To me, one of the definitions of panache is the joy of the pursuit of the ideal. To me, that is the reason that this story is not a tragedy, though its hero dies. That sense of joy in his pursuit of the ideal is present all the way to the moment of his death. When we talk about seeking the ideal, it is the essence of who we are as human beings. It’s the most serious question we can ask ourselves. It is what defines our character and defines our life. Do I, or any of us, do this daily? No, of course not, but that’s the reason we have and need heroes in literature. To help remind us. Cyrano says, ‘I cannot be successful without excess.’ He has this tenacious desire to not be distracted from the ideals that he’s pursuing. That’s what a real hero is, right? Someone relentlessly undistracted by this pursuit. But Cyrano is also a human being. What is he distracted by? His vanity—that he believes he can never be truly loved because of the way he looks. He is human, and that’s why we are so moved by him. ‘These are my enemies,’ he says as he dies: vanity, pride, stupidity, ignorance. He has fought his enemies on the outside, and his enemies on the inside. I think we all have a part of Cyrano in us.

You said that watching the recent coverage of the 1963 March on Washington resonated profoundly with you as you were in rehearsal. Can you talk about the connection in your mind?

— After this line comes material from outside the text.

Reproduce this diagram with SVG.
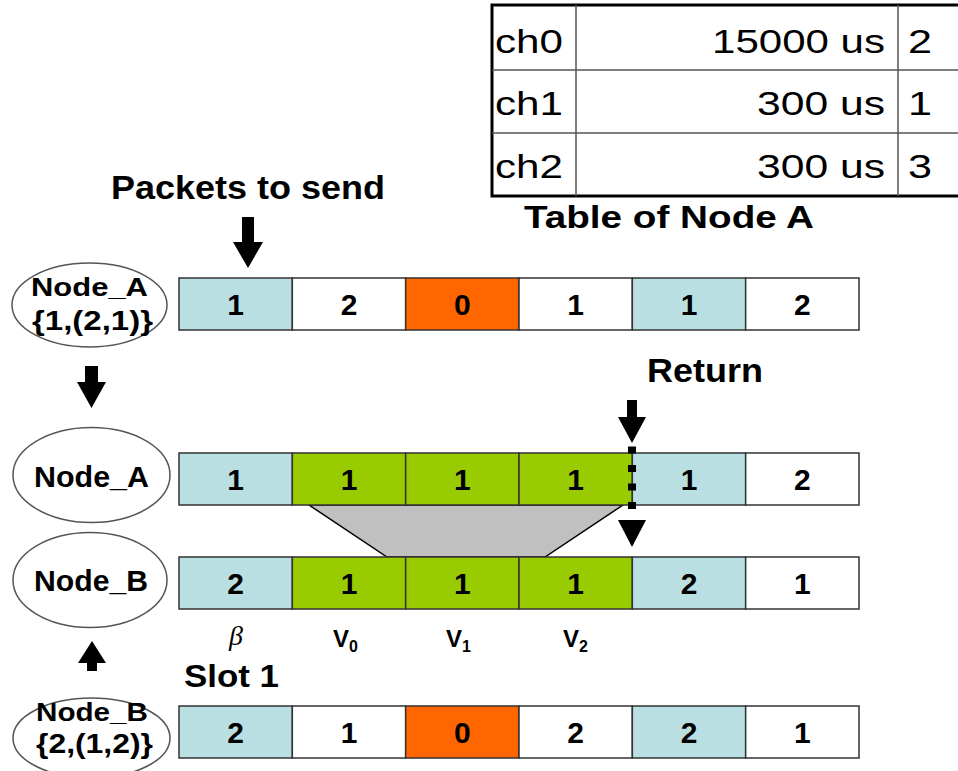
<svg xmlns="http://www.w3.org/2000/svg" width="958" height="771" viewBox="0 0 958 771">
<style>
.bg{fill:#ffffff}
.cell{stroke:#333;stroke-width:1.5}
.b{fill:#b9dfe3}.w{fill:#ffffff}.o{fill:#ff6600}.g{fill:#99cc00}
.num{font-family:"Liberation Sans",Arial,sans-serif;font-weight:bold;font-size:30px;text-anchor:middle;fill:#000}
.bold{font-family:"Liberation Sans",Arial,sans-serif;font-weight:bold;fill:#000}
.reg{font-family:"Liberation Sans",Arial,sans-serif;fill:#000;font-size:34px}
.ell{fill:#fff;stroke:#555;stroke-width:1.5}
.arr{fill:#000}
.tin{stroke:#555;stroke-width:1.5;fill:none}
.tout{stroke:#000;stroke-width:3;fill:none}
</style>
<rect class="bg" x="0" y="0" width="958" height="771"/>

<g id="table">
  <rect class="tout" x="492" y="5" width="480" height="191"/>
  <line class="tin" x1="492" y1="70" x2="958" y2="70"/>
  <line class="tin" x1="492" y1="133" x2="958" y2="133"/>
  <line class="tin" x1="576" y1="5" x2="576" y2="196"/>
  <line class="tin" x1="898" y1="5" x2="898" y2="196"/>
  <text class="reg" x="495" y="53" textLength="68" lengthAdjust="spacingAndGlyphs">ch0</text>
  <text class="reg" x="495" y="115" textLength="68" lengthAdjust="spacingAndGlyphs">ch1</text>
  <text class="reg" x="495" y="178" textLength="68" lengthAdjust="spacingAndGlyphs">ch2</text>
  <text class="reg" x="712" y="53" textLength="173" lengthAdjust="spacingAndGlyphs">15000 us</text>
  <text class="reg" x="757" y="115" textLength="128" lengthAdjust="spacingAndGlyphs">300 us</text>
  <text class="reg" x="757" y="178" textLength="128" lengthAdjust="spacingAndGlyphs">300 us</text>
  <text class="reg" x="908" y="53" textLength="24" lengthAdjust="spacingAndGlyphs">2</text>
  <text class="reg" x="908" y="115" textLength="24" lengthAdjust="spacingAndGlyphs">1</text>
  <text class="reg" x="908" y="178" textLength="24" lengthAdjust="spacingAndGlyphs">3</text>
  <text class="bold" x="524" y="228" font-size="32" textLength="290" lengthAdjust="spacingAndGlyphs">Table of Node A</text>
</g>

<g id="labels">
  <text class="bold" x="111" y="199" font-size="33" textLength="274" lengthAdjust="spacingAndGlyphs">Packets to send</text>
  <text class="bold" x="647" y="382" font-size="33" textLength="116" lengthAdjust="spacingAndGlyphs">Return</text>
  <text class="bold" x="184" y="687" font-size="32" textLength="95" lengthAdjust="spacingAndGlyphs">Slot 1</text>
  <text x="229" y="645" font-family="'Liberation Serif','DejaVu Serif',serif" font-style="italic" font-size="28">β</text>
  <text class="bold" x="333" y="647" font-size="24">V<tspan font-size="16" dy="5">0</tspan></text>
  <text class="bold" x="446" y="647" font-size="24">V<tspan font-size="16" dy="5">1</tspan></text>
  <text class="bold" x="563" y="647" font-size="24">V<tspan font-size="16" dy="5">2</tspan></text>
</g>

<g id="node_a_1">
  <ellipse class="ell" cx="89.5" cy="305" rx="77.5" ry="42"/>
  <text class="bold" x="31" y="296" font-size="26" textLength="117" lengthAdjust="spacingAndGlyphs">Node_A</text>
  <text class="bold" x="32" y="330" font-size="27" textLength="121" lengthAdjust="spacingAndGlyphs">{1,(2,1)}</text>
</g>
<g id="node_a_2">
  <ellipse class="ell" cx="91.5" cy="475" rx="78.5" ry="47.5"/>
  <text class="bold" x="34" y="487" font-size="30" textLength="115" lengthAdjust="spacingAndGlyphs">Node_A</text>
</g>
<g id="node_b_1">
  <ellipse class="ell" cx="90" cy="580" rx="77" ry="47.5"/>
  <text class="bold" x="34" y="591" font-size="30" textLength="114" lengthAdjust="spacingAndGlyphs">Node_B</text>
</g>
<g id="node_b_2">
  <ellipse class="ell" cx="91.5" cy="738" rx="78.5" ry="40"/>
  <text class="bold" x="36" y="721" font-size="26" textLength="112" lengthAdjust="spacingAndGlyphs">Node_B</text>
  <text class="bold" x="36" y="753" font-size="27" textLength="117" lengthAdjust="spacingAndGlyphs">{2,(1,2)}</text>
</g>

<g id="gap">
  <polygon points="309,505 623,505 545,557 387,557" fill="#c0c0c0" stroke="#000" stroke-width="1.5"/>
</g>

<g id="row_a_1">
  <rect class="cell b" x="179" y="278" width="113.33" height="52"/>
  <rect class="cell w" x="292.33" y="278" width="113.33" height="52"/>
  <rect class="cell o" x="405.67" y="278" width="113.33" height="52"/>
  <rect class="cell w" x="519" y="278" width="113.33" height="52"/>
  <rect class="cell b" x="632.33" y="278" width="113.33" height="52"/>
  <rect class="cell w" x="745.67" y="278" width="113.33" height="52"/>
  <text class="num" x="235.7" y="315">1</text>
  <text class="num" x="349" y="315">2</text>
  <text class="num" x="462.3" y="315">0</text>
  <text class="num" x="575.7" y="315">1</text>
  <text class="num" x="689" y="315">1</text>
  <text class="num" x="802.3" y="315">2</text>
</g>
<g id="row_a_2">
  <rect class="cell b" x="179" y="453" width="113.33" height="52"/>
  <rect class="cell g" x="292.33" y="453" width="113.33" height="52"/>
  <rect class="cell g" x="405.67" y="453" width="113.33" height="52"/>
  <rect class="cell g" x="519" y="453" width="113.33" height="52"/>
  <rect class="cell b" x="632.33" y="453" width="113.33" height="52"/>
  <rect class="cell w" x="745.67" y="453" width="113.33" height="52"/>
  <text class="num" x="235.7" y="490">1</text>
  <text class="num" x="349" y="490">1</text>
  <text class="num" x="462.3" y="490">1</text>
  <text class="num" x="575.7" y="490">1</text>
  <text class="num" x="689" y="490">1</text>
  <text class="num" x="802.3" y="490">2</text>
</g>
<g id="row_b_1">
  <rect class="cell b" x="179" y="557" width="113.33" height="52"/>
  <rect class="cell g" x="292.33" y="557" width="113.33" height="52"/>
  <rect class="cell g" x="405.67" y="557" width="113.33" height="52"/>
  <rect class="cell g" x="519" y="557" width="113.33" height="52"/>
  <rect class="cell b" x="632.33" y="557" width="113.33" height="52"/>
  <rect class="cell w" x="745.67" y="557" width="113.33" height="52"/>
  <text class="num" x="235.7" y="594">2</text>
  <text class="num" x="349" y="594">1</text>
  <text class="num" x="462.3" y="594">1</text>
  <text class="num" x="575.7" y="594">1</text>
  <text class="num" x="689" y="594">2</text>
  <text class="num" x="802.3" y="594">1</text>
</g>
<g id="row_b_2">
  <rect class="cell b" x="179" y="706" width="113.33" height="52"/>
  <rect class="cell w" x="292.33" y="706" width="113.33" height="52"/>
  <rect class="cell o" x="405.67" y="706" width="113.33" height="52"/>
  <rect class="cell w" x="519" y="706" width="113.33" height="52"/>
  <rect class="cell b" x="632.33" y="706" width="113.33" height="52"/>
  <rect class="cell w" x="745.67" y="706" width="113.33" height="52"/>
  <text class="num" x="235.7" y="743">2</text>
  <text class="num" x="349" y="743">1</text>
  <text class="num" x="462.3" y="743">0</text>
  <text class="num" x="575.7" y="743">2</text>
  <text class="num" x="689" y="743">2</text>
  <text class="num" x="802.3" y="743">1</text>
</g>

<g id="connectors">
  <polygon class="arr" points="242,217 254,217 254,242 263,242 248,268 233,242 242,242"/>
  <polygon class="arr" points="85,366 98,366 98,382 106,382 91.5,408 77,382 85,382"/>
  <polygon class="arr" points="92,641 106,663 97,663 97,671 87,671 87,663 78,663"/>
  <polygon class="arr" points="627,400 637,400 637,417 646,417 632,443 618,417 627,417"/>
  <line x1="632" y1="446.5" x2="632" y2="510" stroke="#000" stroke-width="8" stroke-dasharray="7 11.5"/>
  <polygon class="arr" points="618,520 646,520 632,547"/>
</g>
</svg>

Martin Luther King, Jr. didn’t know at the beginning who would join him, that it would be students first in Birmingham and soon throughout the country who entered the civil rights movement. Young people hold the belief that there is something better. Cyrano holds in his mature, experienced self, this seventeen-year-old idealism. In one of her essays, Annie Dillard talks about ‘the long thought’ and how we have strayed from our ability to have the long thought because we’re so distracted by our lives. Someone like Martin Luther King, Jr. or like Cyrano has the long thought.